Climate education must be ‘intertwined’ with every school subject, Labour MP says

 (EPA)
(EPA)

Teaching school children about the climate crisis must be “intertwined” in every subject of the curriculum, Labour’s Nadia Whittome has demanded.

In an article for The Independent, the MP claimed the existing education system is “failing to prepare young people” for the workforce they will inherit and the effects of climate inaction.

Her intervention comes just five days before the critical Cop26 summit begins, with world leaders gathering in Glasgow in an attempt to thrash out an agreement to keep global warming below 1.5C above pre-industrial levels.

Last week, unions urged the education secretary, Nadhim Zahawi, for a “comprehensive review of the entire curriculum” and suggested a new professional qualification for teachers on climate could be created.

Arguing the government’s climate targets depend on a transformative education system, Ms Whittome wrote that if ministers are serious about reaching the legally binding target of net zero by 2050 they “need the workforce to do it”.

“For all the government’s talk about the importance of skills-based education, it is missing a trick by failing to train the next generation who will be essential to the transition to a low-carbon economy,” the Labour MP said.

Ahead of a debate on the issue of climate change and the school curriculum in Westminster Hall — led by Ms Whittome — she stressed the education system needed to stop treating the “disaster” of the climate crisis as a “hypothetical future and instead ensure we are ready for what is an inevitable reality”.
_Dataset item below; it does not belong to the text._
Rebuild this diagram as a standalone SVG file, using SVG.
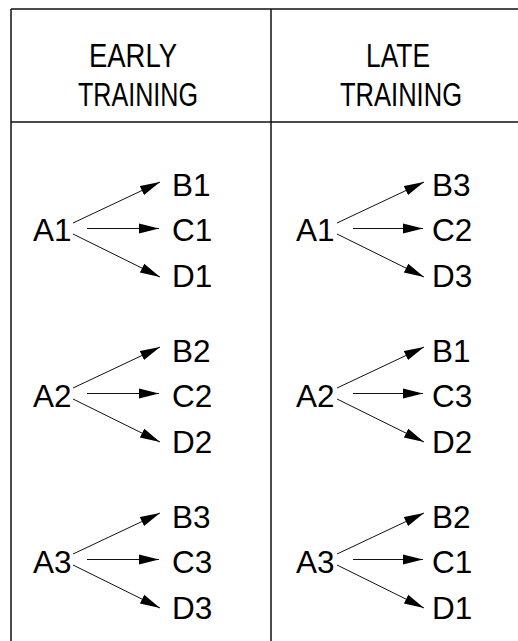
<svg xmlns="http://www.w3.org/2000/svg" width="518" height="641" viewBox="0 0 518 641">
<style>
.t{font-family:"Liberation Sans",Arial,sans-serif;fill:#000;}
.h{font-size:34px;}
.n{font-size:31.5px;}
.frame{stroke:#111;stroke-width:1.5;fill:none;}
.c{stroke:#111;stroke-width:1;fill:none;marker-end:url(#ah);}
</style>
<defs>
<marker id="ah" markerUnits="userSpaceOnUse" markerWidth="22" markerHeight="12" refX="20" refY="6" orient="auto" viewBox="0 0 22 12">
<path d="M0,1 L20,6 L0,11 Z" fill="#000"/>
</marker>
</defs>
<g id="table">
<line class="frame" x1="11" y1="9" x2="518" y2="9"/>
<line class="frame" x1="11" y1="122" x2="518" y2="122"/>
<line class="frame" x1="11" y1="9" x2="11" y2="641"/>
<line class="frame" x1="271" y1="9" x2="271" y2="641"/>
</g>
<g id="header-early">
<text class="t h" x="133" y="66.5" text-anchor="middle" textLength="88" lengthAdjust="spacingAndGlyphs">EARLY</text>
<text class="t h" x="138" y="105.5" text-anchor="middle" textLength="120" lengthAdjust="spacingAndGlyphs">TRAINING</text>
</g>
<g id="header-late">
<text class="t h" x="398" y="66.5" text-anchor="middle" textLength="64" lengthAdjust="spacingAndGlyphs">LATE</text>
<text class="t h" x="401" y="105.5" text-anchor="middle" textLength="122" lengthAdjust="spacingAndGlyphs">TRAINING</text>
</g>
<g id="connectors">
<g>
<line class="c" x1="73" y1="223" x2="160" y2="182"/>
<line class="c" x1="87" y1="228.5" x2="159" y2="228.5"/>
<line class="c" x1="73" y1="234" x2="160" y2="277"/>
<line class="c" x1="73" y1="388" x2="160" y2="347"/>
<line class="c" x1="87" y1="393.5" x2="159" y2="393.5"/>
<line class="c" x1="73" y1="399" x2="160" y2="442"/>
<line class="c" x1="73" y1="554" x2="160" y2="513"/>
<line class="c" x1="87" y1="559.5" x2="159" y2="559.5"/>
<line class="c" x1="73" y1="565" x2="160" y2="608"/>
</g>
<g>
<line class="c" x1="337" y1="223" x2="424" y2="182"/>
<line class="c" x1="353" y1="228.5" x2="423" y2="228.5"/>
<line class="c" x1="337" y1="234" x2="424" y2="277"/>
<line class="c" x1="337" y1="388" x2="424" y2="347"/>
<line class="c" x1="353" y1="393.5" x2="423" y2="393.5"/>
<line class="c" x1="337" y1="399" x2="424" y2="442"/>
<line class="c" x1="337" y1="554" x2="424" y2="513"/>
<line class="c" x1="353" y1="559.5" x2="423" y2="559.5"/>
<line class="c" x1="337" y1="565" x2="424" y2="608"/>
</g>
</g>
<g id="early-A1"><text class="t n" x="33" y="241">A1</text></g>
<g id="early-B1"><text class="t n" x="172" y="196">B1</text></g>
<g id="early-C1"><text class="t n" x="172" y="241">C1</text></g>
<g id="early-D1"><text class="t n" x="172" y="287">D1</text></g>
<g id="early-A2"><text class="t n" x="33" y="407">A2</text></g>
<g id="early-B2"><text class="t n" x="172" y="362">B2</text></g>
<g id="early-C2"><text class="t n" x="172" y="407">C2</text></g>
<g id="early-D2"><text class="t n" x="172" y="453">D2</text></g>
<g id="early-A3"><text class="t n" x="33" y="573">A3</text></g>
<g id="early-B3"><text class="t n" x="172" y="528">B3</text></g>
<g id="early-C3"><text class="t n" x="172" y="573">C3</text></g>
<g id="early-D3"><text class="t n" x="172" y="619">D3</text></g>
<g id="late-A1"><text class="t n" x="296" y="241">A1</text></g>
<g id="late-B3"><text class="t n" x="432" y="196">B3</text></g>
<g id="late-C2"><text class="t n" x="432" y="241">C2</text></g>
<g id="late-D3"><text class="t n" x="432" y="287">D3</text></g>
<g id="late-A2"><text class="t n" x="296" y="407">A2</text></g>
<g id="late-B1"><text class="t n" x="432" y="362">B1</text></g>
<g id="late-C3"><text class="t n" x="432" y="407">C3</text></g>
<g id="late-D2"><text class="t n" x="432" y="453">D2</text></g>
<g id="late-A3"><text class="t n" x="296" y="573">A3</text></g>
<g id="late-B2"><text class="t n" x="432" y="528">B2</text></g>
<g id="late-C1"><text class="t n" x="432" y="573">C1</text></g>
<g id="late-D1"><text class="t n" x="432" y="619">D1</text></g>
</svg>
“We need to ensure climate education is no longer exclusive to those who take optional subjects or briefly glazed over, but instead centred in all subjects,” she said.

“The climate crisis will affect everyone, whether they are a builder or a banker, a carer or a pharmacist. This means that climate education must be intertwined into every subject in a way that is accessible to all.”
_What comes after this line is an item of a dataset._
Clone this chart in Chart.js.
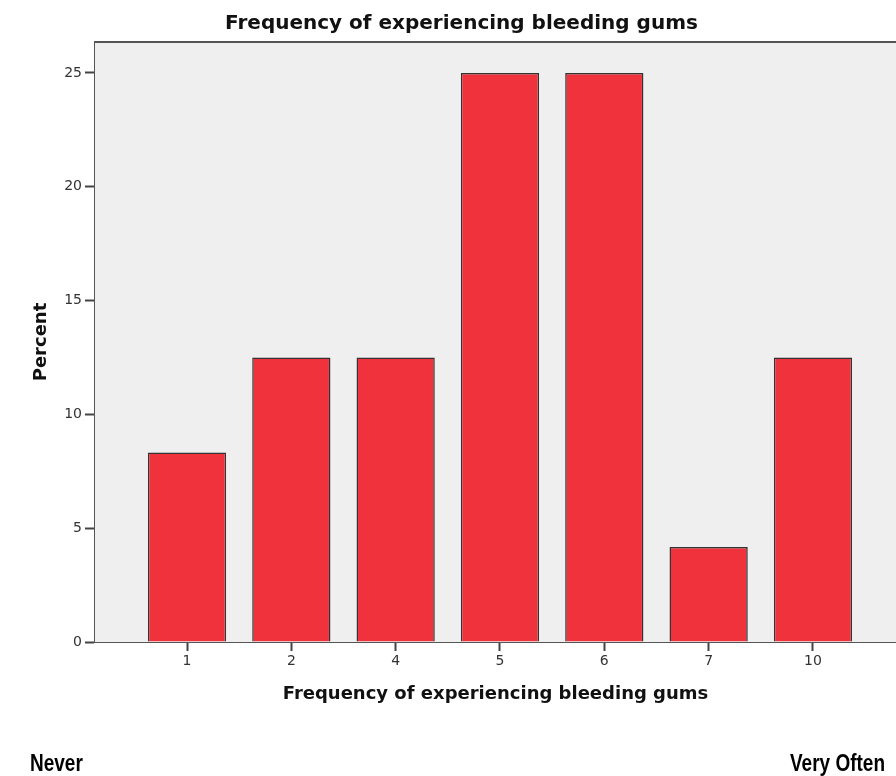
<!DOCTYPE html>
<html>
<head>
<meta charset="utf-8">
<script src="https://cdn.jsdelivr.net/npm/chart.js@4"></script>
<style>
  html, body { margin: 0; padding: 0; background: #fff; overflow: hidden; }
  #wrap { position: relative; width: 896px; height: 776px; }
  .note { position: absolute; top: 750px; line-height: 1; font: bold 19px "Liberation Sans", Arial, sans-serif; color: #000;
          transform: scaleY(1.25); transform-origin: 0 0; }
</style>
</head>
<body>
<div id="wrap">
  <canvas id="myChart" width="896" height="776"></canvas>
  <div class="note" style="left:30px">Never</div>
  <div class="note" style="left:790px">Very Often</div>
</div>
<script>
const categories = ['1', '2', '4', '5', '6', '7', '10'];
const percents = [8.33, 12.5, 12.5, 25, 25, 4.17, 12.5];
const yTicks = [0, 5, 10, 15, 20, 25];

const chartFont = '"DejaVu Sans", sans-serif';

// grey plot panel plus the frame line along its top
const plotBackground = {
    id: 'plotBackground',
    beforeDatasetsDraw(chart) {
        const { ctx, chartArea } = chart;
        ctx.save();
        ctx.fillStyle = '#efefef';
        ctx.fillRect(chartArea.left, chartArea.top, chartArea.right - chartArea.left, chartArea.bottom - chartArea.top);
        ctx.strokeStyle = '#555';
        ctx.lineWidth = 2;
        ctx.beginPath();
        ctx.moveTo(chartArea.left, chartArea.top);
        ctx.lineTo(chartArea.right, chartArea.top);
        ctx.stroke();
        ctx.restore();
    }
};

new Chart(document.getElementById('myChart').getContext('2d'), {
    type: 'bar',
    data: {
        datasets: [{
            data: categories.map((c, i) => ({ x: i, y: percents[i] })),
            backgroundColor: '#ef323b',
            borderColor: '#333',
            borderWidth: 1.5,
            categoryPercentage: 1,
            barPercentage: 0.75
        }]
    },
    options: {
        responsive: false,
        animation: false,
        layout: { padding: { left: 27, right: 0, top: 0, bottom: 0 } },
        plugins: {
            legend: { display: false },
            tooltip: { enabled: false },
            title: {
                display: true,
                text: 'Frequency of experiencing bleeding gums',
                color: '#111',
                font: { family: chartFont, size: 20, weight: 'bold' },
                padding: { top: 12, bottom: 6 }
            }
        },
        scales: {
            x: {
                type: 'linear',
                offset: false,
                min: -0.882,
                max: 6.796,
                afterBuildTicks: (scale) => { scale.ticks = categories.map((c, i) => ({ value: i })); },
                afterFit: (scale) => { scale.height = 134; },
                ticks: {
                    callback: (v) => categories[v],
                    color: '#333',
                    font: { family: chartFont, size: 14 },
                    padding: 2,
                    maxRotation: 0
                },
                grid: { offset: false, drawOnChartArea: false, tickLength: 9, tickColor: '#444', tickWidth: 2 },
                border: { color: '#555', width: 2 },
                title: {
                    display: true,
                    text: 'Frequency of experiencing bleeding gums',
                    color: '#111',
                    font: { family: chartFont, size: 18, weight: 'bold' },
                    padding: { top: 0, bottom: 71 }
                }
            },
            y: {
                min: 0,
                max: 26.36,
                afterBuildTicks: (scale) => { scale.ticks = yTicks.map(v => ({ value: v })); },
                afterFit: (scale) => { scale.width = 68; },
                ticks: {
                    color: '#333',
                    font: { family: chartFont, size: 14 },
                    padding: 3
                },
                grid: { drawOnChartArea: false, tickLength: 10, tickColor: '#444', tickWidth: 2 },
                border: { color: '#555', width: 2 },
                title: {
                    display: true,
                    text: 'Percent',
                    color: '#111',
                    font: { family: chartFont, size: 18, weight: 'bold' },
                    padding: { top: 4, bottom: 0 }
                }
            }
        }
    },
    plugins: [plotBackground]
});
</script>
</body>
</html>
At the last general election in 2019, Labour pledged to make climate change a core part of the curriculum — ensuring “all young people are educated about the ecological and social impact of climate change”. However, the party has not yet set out whether the commitment still stands under Sir Keir Starmer.

Addressing the imminent UN Cop26 summit, Ms Whittome added: “Whatever happens at this conference, it will be young people who will be left to pick up the pieces.

“While politicians talk about 2050 as some far-off point in the distant future, long after their careers are over, today’s school children will be in the middle of their working lives.

“Many will live to see the end of this century - and the full effects of climate inaction. But our education system is failing to prepare young people for this future.

“Whilst we’re told to list the benefits of climate change in Geography lessons, we’re not once taught about the historical events and political systems that catalysed the climate crisis, the social and economic repercussions that this catastrophe will induce, or what constitutes the possible solutions.”